[START Records]

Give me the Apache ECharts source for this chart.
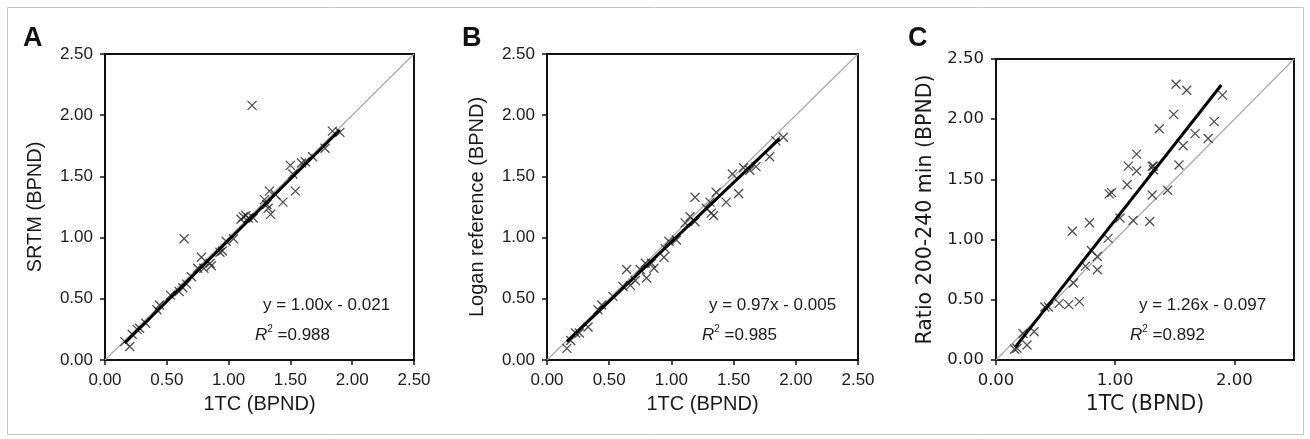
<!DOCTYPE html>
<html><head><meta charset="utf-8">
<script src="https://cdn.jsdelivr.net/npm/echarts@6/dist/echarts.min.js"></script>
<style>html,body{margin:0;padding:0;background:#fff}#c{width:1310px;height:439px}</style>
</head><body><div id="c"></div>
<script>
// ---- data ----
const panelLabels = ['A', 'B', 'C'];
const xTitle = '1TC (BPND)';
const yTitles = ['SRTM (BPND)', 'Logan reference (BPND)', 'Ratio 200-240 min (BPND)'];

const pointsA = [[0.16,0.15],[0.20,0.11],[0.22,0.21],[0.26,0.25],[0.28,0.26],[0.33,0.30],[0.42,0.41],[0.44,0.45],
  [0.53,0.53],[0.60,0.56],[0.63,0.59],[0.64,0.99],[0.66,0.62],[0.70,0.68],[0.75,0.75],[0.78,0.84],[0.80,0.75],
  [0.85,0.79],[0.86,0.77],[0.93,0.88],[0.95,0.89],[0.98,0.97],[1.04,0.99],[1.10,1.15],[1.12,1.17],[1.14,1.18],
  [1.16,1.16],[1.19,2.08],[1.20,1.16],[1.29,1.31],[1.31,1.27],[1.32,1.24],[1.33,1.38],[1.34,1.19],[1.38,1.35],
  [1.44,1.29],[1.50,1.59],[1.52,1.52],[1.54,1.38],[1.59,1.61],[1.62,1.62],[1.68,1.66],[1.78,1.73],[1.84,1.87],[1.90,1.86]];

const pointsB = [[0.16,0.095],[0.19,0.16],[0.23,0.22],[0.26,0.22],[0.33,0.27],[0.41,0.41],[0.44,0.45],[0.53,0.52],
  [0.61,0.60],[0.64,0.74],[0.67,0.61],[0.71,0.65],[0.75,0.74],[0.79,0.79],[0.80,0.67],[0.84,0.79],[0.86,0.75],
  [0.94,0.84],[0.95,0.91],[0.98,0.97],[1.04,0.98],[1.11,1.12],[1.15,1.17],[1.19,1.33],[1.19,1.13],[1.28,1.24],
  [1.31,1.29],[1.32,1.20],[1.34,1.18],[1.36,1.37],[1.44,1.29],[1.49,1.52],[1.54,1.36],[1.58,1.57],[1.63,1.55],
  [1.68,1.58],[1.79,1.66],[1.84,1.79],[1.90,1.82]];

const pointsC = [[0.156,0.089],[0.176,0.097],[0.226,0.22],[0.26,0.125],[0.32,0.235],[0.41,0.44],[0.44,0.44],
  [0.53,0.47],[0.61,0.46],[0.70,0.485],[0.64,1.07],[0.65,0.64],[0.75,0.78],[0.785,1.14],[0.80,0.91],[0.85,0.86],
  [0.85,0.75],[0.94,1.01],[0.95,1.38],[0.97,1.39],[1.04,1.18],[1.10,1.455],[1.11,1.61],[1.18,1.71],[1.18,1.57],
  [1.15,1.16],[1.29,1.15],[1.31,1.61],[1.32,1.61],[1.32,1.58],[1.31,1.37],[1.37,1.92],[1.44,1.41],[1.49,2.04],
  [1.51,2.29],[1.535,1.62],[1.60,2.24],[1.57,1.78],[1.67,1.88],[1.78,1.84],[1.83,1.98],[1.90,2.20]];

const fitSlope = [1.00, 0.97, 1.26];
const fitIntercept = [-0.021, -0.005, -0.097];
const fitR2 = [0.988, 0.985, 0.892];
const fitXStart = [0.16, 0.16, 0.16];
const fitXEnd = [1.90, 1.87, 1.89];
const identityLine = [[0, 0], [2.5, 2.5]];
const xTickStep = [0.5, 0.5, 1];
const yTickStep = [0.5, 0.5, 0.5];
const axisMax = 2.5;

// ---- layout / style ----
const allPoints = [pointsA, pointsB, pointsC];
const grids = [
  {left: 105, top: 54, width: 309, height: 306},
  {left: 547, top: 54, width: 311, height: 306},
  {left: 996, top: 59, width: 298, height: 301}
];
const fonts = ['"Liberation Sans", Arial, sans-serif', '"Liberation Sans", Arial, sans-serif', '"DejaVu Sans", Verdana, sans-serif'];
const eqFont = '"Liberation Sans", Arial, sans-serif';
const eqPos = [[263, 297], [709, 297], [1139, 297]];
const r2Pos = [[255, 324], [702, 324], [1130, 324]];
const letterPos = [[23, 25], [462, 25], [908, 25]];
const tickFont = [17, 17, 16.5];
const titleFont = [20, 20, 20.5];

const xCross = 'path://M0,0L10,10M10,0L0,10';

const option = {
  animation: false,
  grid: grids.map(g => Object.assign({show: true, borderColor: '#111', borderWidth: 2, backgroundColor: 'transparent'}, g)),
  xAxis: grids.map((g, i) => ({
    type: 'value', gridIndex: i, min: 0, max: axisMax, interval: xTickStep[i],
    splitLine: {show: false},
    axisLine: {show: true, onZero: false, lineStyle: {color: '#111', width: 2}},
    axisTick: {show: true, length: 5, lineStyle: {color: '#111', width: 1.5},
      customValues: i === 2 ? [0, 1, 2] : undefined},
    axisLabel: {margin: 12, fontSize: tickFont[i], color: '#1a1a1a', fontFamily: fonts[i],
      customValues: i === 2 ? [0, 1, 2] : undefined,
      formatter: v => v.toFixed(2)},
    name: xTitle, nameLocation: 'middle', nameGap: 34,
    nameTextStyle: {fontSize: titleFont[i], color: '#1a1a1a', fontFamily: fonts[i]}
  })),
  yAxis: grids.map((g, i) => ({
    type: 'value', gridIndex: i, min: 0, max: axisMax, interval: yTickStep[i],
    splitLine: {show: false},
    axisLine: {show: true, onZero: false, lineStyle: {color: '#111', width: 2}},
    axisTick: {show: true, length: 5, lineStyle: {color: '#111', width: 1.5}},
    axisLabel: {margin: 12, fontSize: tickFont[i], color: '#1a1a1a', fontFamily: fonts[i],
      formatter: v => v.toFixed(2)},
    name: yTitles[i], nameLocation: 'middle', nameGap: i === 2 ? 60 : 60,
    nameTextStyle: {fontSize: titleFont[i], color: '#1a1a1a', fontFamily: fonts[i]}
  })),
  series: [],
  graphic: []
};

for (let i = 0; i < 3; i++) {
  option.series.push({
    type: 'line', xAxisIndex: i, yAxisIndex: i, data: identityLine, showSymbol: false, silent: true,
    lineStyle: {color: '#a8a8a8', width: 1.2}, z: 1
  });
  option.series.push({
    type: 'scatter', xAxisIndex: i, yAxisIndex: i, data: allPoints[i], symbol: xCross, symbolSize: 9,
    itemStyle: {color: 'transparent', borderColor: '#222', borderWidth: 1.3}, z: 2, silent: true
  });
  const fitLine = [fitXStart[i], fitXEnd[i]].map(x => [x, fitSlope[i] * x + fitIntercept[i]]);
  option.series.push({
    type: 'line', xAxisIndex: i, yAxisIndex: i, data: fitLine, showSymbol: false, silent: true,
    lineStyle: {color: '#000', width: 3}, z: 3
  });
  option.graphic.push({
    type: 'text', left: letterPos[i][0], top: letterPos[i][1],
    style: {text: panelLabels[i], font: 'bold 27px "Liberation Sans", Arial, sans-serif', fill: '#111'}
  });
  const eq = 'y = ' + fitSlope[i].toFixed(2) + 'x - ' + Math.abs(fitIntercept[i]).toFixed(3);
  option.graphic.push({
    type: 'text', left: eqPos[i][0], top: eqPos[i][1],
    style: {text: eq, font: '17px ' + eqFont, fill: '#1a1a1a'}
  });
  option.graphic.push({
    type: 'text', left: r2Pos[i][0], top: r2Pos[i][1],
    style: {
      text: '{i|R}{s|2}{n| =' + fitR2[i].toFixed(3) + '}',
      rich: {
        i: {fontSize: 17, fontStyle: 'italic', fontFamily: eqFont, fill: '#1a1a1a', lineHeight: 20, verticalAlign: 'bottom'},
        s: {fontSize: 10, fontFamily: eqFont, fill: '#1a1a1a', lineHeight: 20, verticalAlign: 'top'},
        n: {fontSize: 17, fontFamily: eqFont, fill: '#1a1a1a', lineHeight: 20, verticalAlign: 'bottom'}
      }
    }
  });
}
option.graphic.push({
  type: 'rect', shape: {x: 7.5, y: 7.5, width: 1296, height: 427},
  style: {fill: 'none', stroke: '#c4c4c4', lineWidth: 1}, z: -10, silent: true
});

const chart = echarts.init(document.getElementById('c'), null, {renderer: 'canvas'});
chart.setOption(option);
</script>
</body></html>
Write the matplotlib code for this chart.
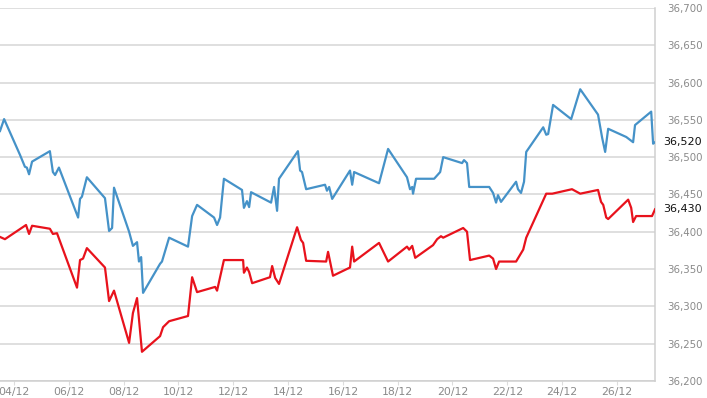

[END Records]

**Problem requirements:** Take the lines from the first line of the entries through the line with "const yTitles = ['SRTM", inclusive, and give them again exactly, minus any pictures.

**Written response:**
Give me the Apache ECharts source for this chart.
<!DOCTYPE html>
<html><head><meta charset="utf-8">
<script src="https://cdn.jsdelivr.net/npm/echarts@6/dist/echarts.min.js"></script>
<style>html,body{margin:0;padding:0;background:#fff}#c{width:1310px;height:439px}</style>
</head><body><div id="c"></div>
<script>
// ---- data ----
const panelLabels = ['A', 'B', 'C'];
const xTitle = '1TC (BPND)';
const yTitles = ['SRTM (BPND)', 'Logan reference (BPND)', 'Ratio 200-240 min (BPND)'];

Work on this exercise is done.